**Instructions for the task:** It is required that the lines from the top of the listing through the line with "const isTotal = [false, false, false, false, false, true];" be reproduced exactly, excluding pictures.

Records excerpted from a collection
----------

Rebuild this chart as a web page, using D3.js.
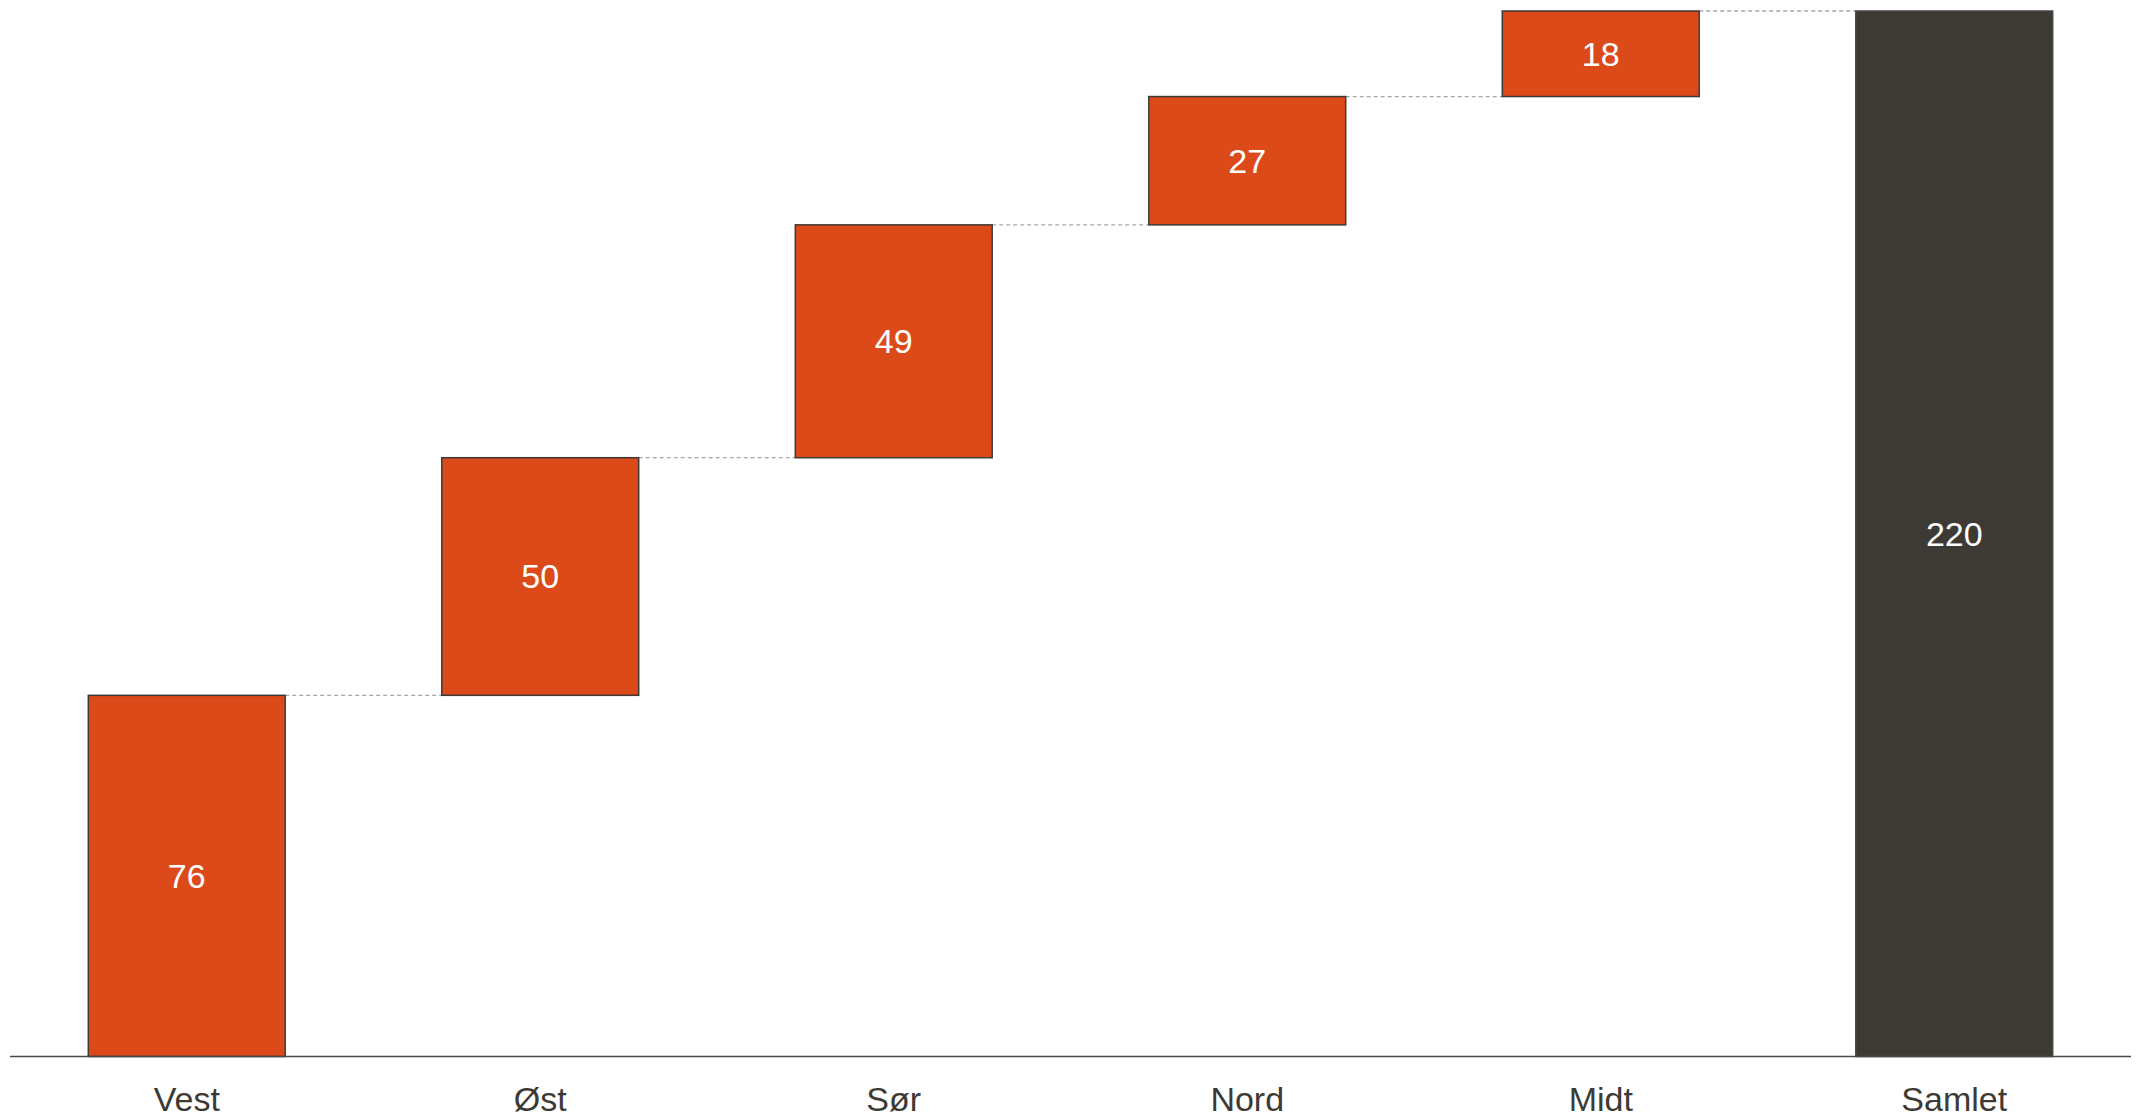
<!DOCTYPE html>
<html lang="no">
<head>
<meta charset="UTF-8">
<title>Fossefall</title>
<style>
  body { margin: 0; background: #fff; }
  text { font-family: "Liberation Sans", Arial, sans-serif; }
</style>
</head>
<body>
<svg id="chart" width="2141" height="1116"></svg>
<script src="https://cdn.jsdelivr.net/npm/d3@7"></script>
<script>
  const categories = ['Vest', 'Øst', 'Sør', 'Nord', 'Midt', 'Samlet'];
  const values = [76, 50, 49, 27, 18, 220];
  const isTotal = [false, false, false, false, false, true];

  const svg = d3.select('#chart');
  const baseY = 1056.5, topY = 11;

  const x = d3.scaleBand().domain(categories).range([10, 2131])
    .paddingInner(0.443).paddingOuter(0.2215);
  const y = d3.scaleLinear().domain([0, 220]).range([baseY, topY]);

  // running totals for the waterfall
  let run = 0;
  const bars = categories.map((c, i) => {
    let start, end;
    if (isTotal[i]) { start = 0; end = values[i]; }
    else { start = run; end = run + values[i]; run = end; }
    return { cat: c, value: values[i], start, end, total: isTotal[i] };
  });

  // connector lines
  const links = bars.slice(0, -1).map((b, i) => ({ from: b, to: bars[i + 1] }));
  svg.append('g').selectAll('line').data(links).join('line')
    .attr('x1', d => x(d.from.cat) + x.bandwidth())
    .attr('x2', d => x(d.to.cat))
    .attr('y1', d => y(d.from.end))
    .attr('y2', d => y(d.from.end))
    .attr('stroke', '#a8a8a8')
    .attr('stroke-width', 1.3)
    .attr('stroke-dasharray', '4,3');

  svg.append('g').selectAll('rect').data(bars).join('rect')
    .attr('x', d => x(d.cat))
    .attr('width', x.bandwidth())
    .attr('y', d => y(d.end))
    .attr('height', d => y(d.start) - y(d.end))
    .attr('fill', d => d.total ? '#3d3a35' : '#dc4a1a')
    .attr('stroke', d => d.total ? '#4a4742' : '#3d3a35')
    .attr('stroke-width', 1.5);

  svg.append('g').selectAll('text').data(bars).join('text')
    .attr('x', d => x(d.cat) + x.bandwidth() / 2)
    .attr('y', d => (y(d.start) + y(d.end)) / 2)
    .attr('dy', '0.35em')
    .attr('text-anchor', 'middle')
    .attr('fill', '#fff')
    .attr('font-size', 34)
    .text(d => d.value);

  const xAxis = svg.append('g')
    .attr('transform', `translate(0,${baseY})`)
    .call(d3.axisBottom(x).tickSize(0).tickPadding(30));
  xAxis.select('.domain').attr('stroke', '#4d4a45').attr('stroke-width', 1.5)
    .attr('d', `M10,0H2131`);
  xAxis.selectAll('text')
    .attr('font-size', 34)
    .attr('font-family', '"Liberation Sans", Arial, sans-serif')
    .attr('fill', '#3d3a35');
</script>
</body>
</html>
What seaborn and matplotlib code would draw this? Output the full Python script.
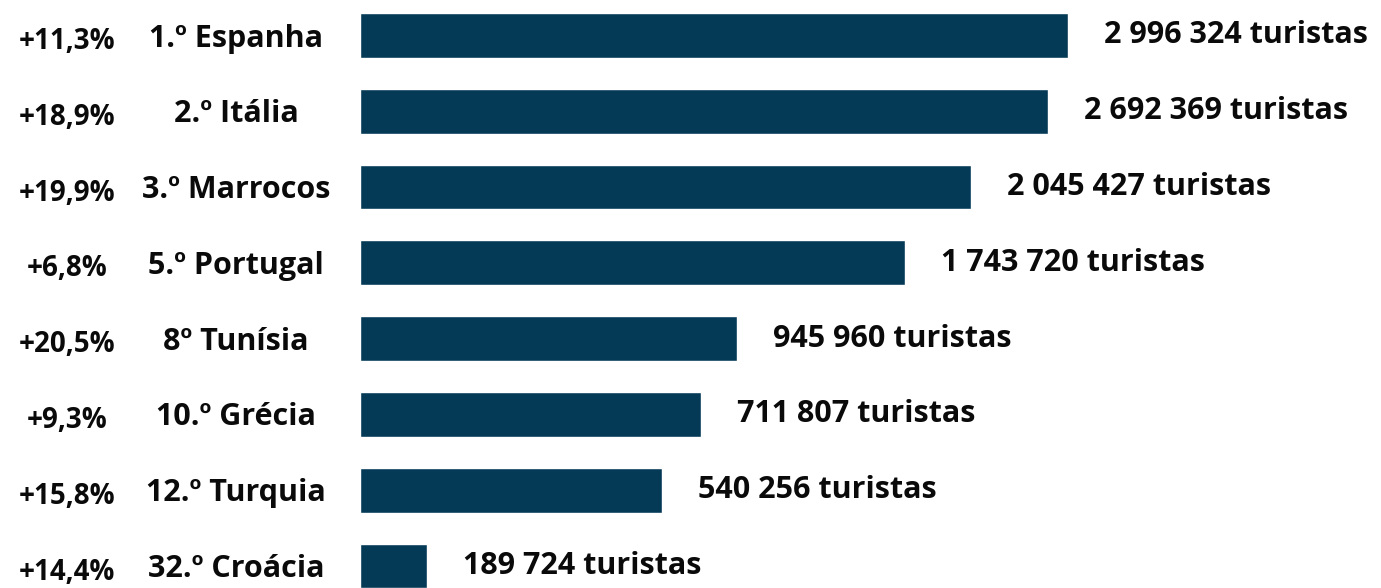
"""Portuguese tourists abroad: ranking of destinations, horizontal bars."""

import matplotlib.pyplot as plt
import pandas as pd
import seaborn as sns

ranks = ["1.º Espanha", "2.º Itália", "3.º Marrocos", "5.º Portugal",
         "8º Tunísia", "10.º Grécia", "12.º Turquia", "32.º Croácia"]
tourists = [2996324, 2692369, 2045427, 1743720, 945960, 711807, 540256, 189724]
growth = ["+11,3%", "+18,9%", "+19,9%", "+6,8%", "+20,5%", "+9,3%", "+15,8%", "+14,4%"]
# bar lengths as drawn in the original (not to scale with the labels)
drawn = [2996000, 2911000, 2586000, 2306000, 1595000, 1443000, 1278000, 284000]

BAR = "#053a57"

df = pd.DataFrame({"rank": ranks, "drawn": drawn, "tourists": tourists, "growth": growth})

sns.set_style("white")
plt.rcParams["font.family"] = ["Open Sans", "DejaVu Sans"]

fig = plt.figure(figsize=(13.81, 5.88), dpi=100)
ax = fig.add_axes([0, 0, 1, 1])

sns.barplot(data=df, x="drawn", y="rank", orient="h", color=BAR,
            saturation=1, width=0.59, ax=ax)

px = 708 / 2996000  # pixels per tourist
ax.set_xlim(-360 / px, (1381 - 360) / px)
ax.set_ylim(7.29, -0.468)
ax.axis("off")

tr = ax.get_yaxis_transform()
for i, row in df.iterrows():
    ax.text(67 / 1381, i + 0.08, row["growth"], transform=tr, ha="center", va="center",
            fontsize=20, fontweight="bold", color="#0a0a0a")
    ax.text(236 / 1381, i + 0.04, row["rank"], transform=tr, ha="center", va="center",
            fontsize=22, fontweight="bold", color="#0a0a0a")
    label = f"{row['tourists']:,}".replace(",", " ") + " turistas"
    ax.annotate(label, (row["drawn"], i), xytext=(26, 0), textcoords="offset points",
                ha="left", va="center", fontsize=22, fontweight="bold", color="#0a0a0a")

fig.savefig("out.png", dpi=100)
plt.close(fig)
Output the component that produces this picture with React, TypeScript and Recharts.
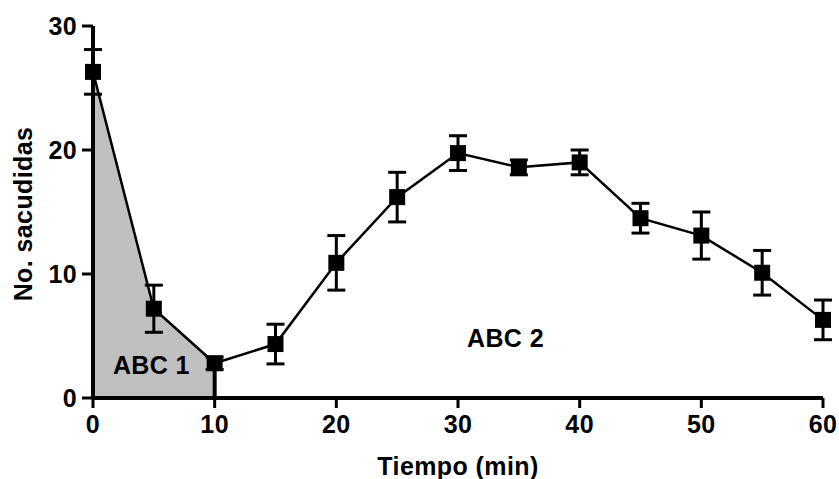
// Curso temporal de sacudidas con áreas bajo la curva (ABC 1 y ABC 2)
import {
  ComposedChart,
  Line,
  Area,
  XAxis,
  YAxis,
  ErrorBar,
  ReferenceLine,
  ReferenceDot,
} from "recharts";

const tiempo = [0, 5, 10, 15, 20, 25, 30, 35, 40, 45, 50, 55, 60];
const sacudidas = [26.3, 7.2, 2.8, 4.35, 10.9, 16.2, 19.75, 18.6, 19.0, 14.5, 13.1, 10.1, 6.3];
const errorEst = [1.8, 1.9, 0.5, 1.6, 2.2, 2.0, 1.4, 0.6, 1.0, 1.2, 1.9, 1.8, 1.6];
const ticksX = [0, 10, 20, 30, 40, 50, 60];
const ticksY = [0, 10, 20, 30];
const finAbc1 = 10;

const data = tiempo.map((t, i) => ({
  t,
  y: sacudidas[i],
  err: errorEst[i],
  abc1: t <= finAbc1 ? sacudidas[i] : null,
}));

const valorFinAbc1 = sacudidas[tiempo.indexOf(finAbc1)];

const FONT = "'Liberation Sans', Arial, sans-serif";
const tickStyle = {
  fill: "#000",
  fontSize: 25,
  fontWeight: 700,
  fontFamily: FONT,
  letterSpacing: 0.4,
};

function Cuadro(props: any) {
  const { cx, cy, index } = props;
  if (cx == null || cy == null) return null;
  return <rect key={index} x={cx - 8} y={cy - 8} width={16} height={16} fill="#000" />;
}

function TituloY({ viewBox }: any) {
  const cx = viewBox.x + 23;
  const cy = viewBox.y + viewBox.height / 2 + 2;
  return (
    <text
      x={cx}
      y={cy}
      transform={`rotate(-90 ${cx} ${cy})`}
      textAnchor="middle"
      dominantBaseline="central"
      style={tickStyle}
    >
      No. sacudidas
    </text>
  );
}

function TituloX({ viewBox }: any) {
  const cx = viewBox.x + viewBox.width / 2;
  const cy = viewBox.y + 68;
  return (
    <text x={cx} y={cy} textAnchor="middle" dominantBaseline="central" style={tickStyle}>
      Tiempo (min)
    </text>
  );
}

function Etiqueta(texto: string) {
  return ({ viewBox }: any) => (
    <text
      x={viewBox.x + (viewBox.width || 0) / 2}
      y={viewBox.y + (viewBox.height || 0) / 2}
      textAnchor="middle"
      dominantBaseline="central"
      style={tickStyle}
    >
      {texto}
    </text>
  );
}

export default function App() {
  return (
    <div style={{ position: "absolute", left: 0, top: 0, background: "#fff" }}>
      <ComposedChart
        width={839}
        height={479}
        data={data}
        margin={{ top: 26, right: 16, left: 0, bottom: 0 }}
      >
        <XAxis
          dataKey="t"
          type="number"
          domain={[0, 60]}
          ticks={ticksX}
          height={81}
          tick={tickStyle}
          tickSize={10}
          tickMargin={7}
          axisLine={{ stroke: "#000", strokeWidth: 4 }}
          tickLine={{ stroke: "#000", strokeWidth: 3 }}
          label={{ content: TituloX }}
        />
        <YAxis
          type="number"
          domain={[0, 30]}
          ticks={ticksY}
          width={93}
          tick={tickStyle}
          tickSize={11}
          tickMargin={5}
          axisLine={{ stroke: "#000", strokeWidth: 4 }}
          tickLine={{ stroke: "#000", strokeWidth: 3 }}
          label={{ content: TituloY }}
        />
        <Area
          type="linear"
          dataKey="abc1"
          stroke="none"
          fill="#c0c0c0"
          fillOpacity={1}
          isAnimationActive={false}
        />
        <ReferenceLine
          segment={[
            { x: finAbc1, y: 0 },
            { x: finAbc1, y: valorFinAbc1 },
          ]}
          stroke="#000"
          strokeWidth={4}
        />
        <Line
          type="linear"
          dataKey="y"
          stroke="#000"
          strokeWidth={2.5}
          dot={Cuadro}
          activeDot={false}
          isAnimationActive={false}
        >
          <ErrorBar dataKey="err" direction="y" width={9} stroke="#000" strokeWidth={3} />
        </Line>
        <ReferenceDot x={4.8} y={2.65} r={0} label={{ content: Etiqueta("ABC 1") }} />
        <ReferenceDot x={33.9} y={4.8} r={0} label={{ content: Etiqueta("ABC 2") }} />
      </ComposedChart>
    </div>
  );
}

----------

**Right answer:**
Rebuild this chart as a web page, using D3.js.
<!DOCTYPE html>
<html lang="no">
<head>
<meta charset="UTF-8">
<title>Fossefall</title>
<style>
  body { margin: 0; background: #fff; }
  text { font-family: "Liberation Sans", Arial, sans-serif; }
</style>
</head>
<body>
<svg id="chart" width="2141" height="1116"></svg>
<script src="https://cdn.jsdelivr.net/npm/d3@7"></script>
<script>
  const categories = ['Vest', 'Øst', 'Sør', 'Nord', 'Midt', 'Samlet'];
  const values = [76, 50, 49, 27, 18, 220];
  const isTotal = [false, false, false, false, false, true];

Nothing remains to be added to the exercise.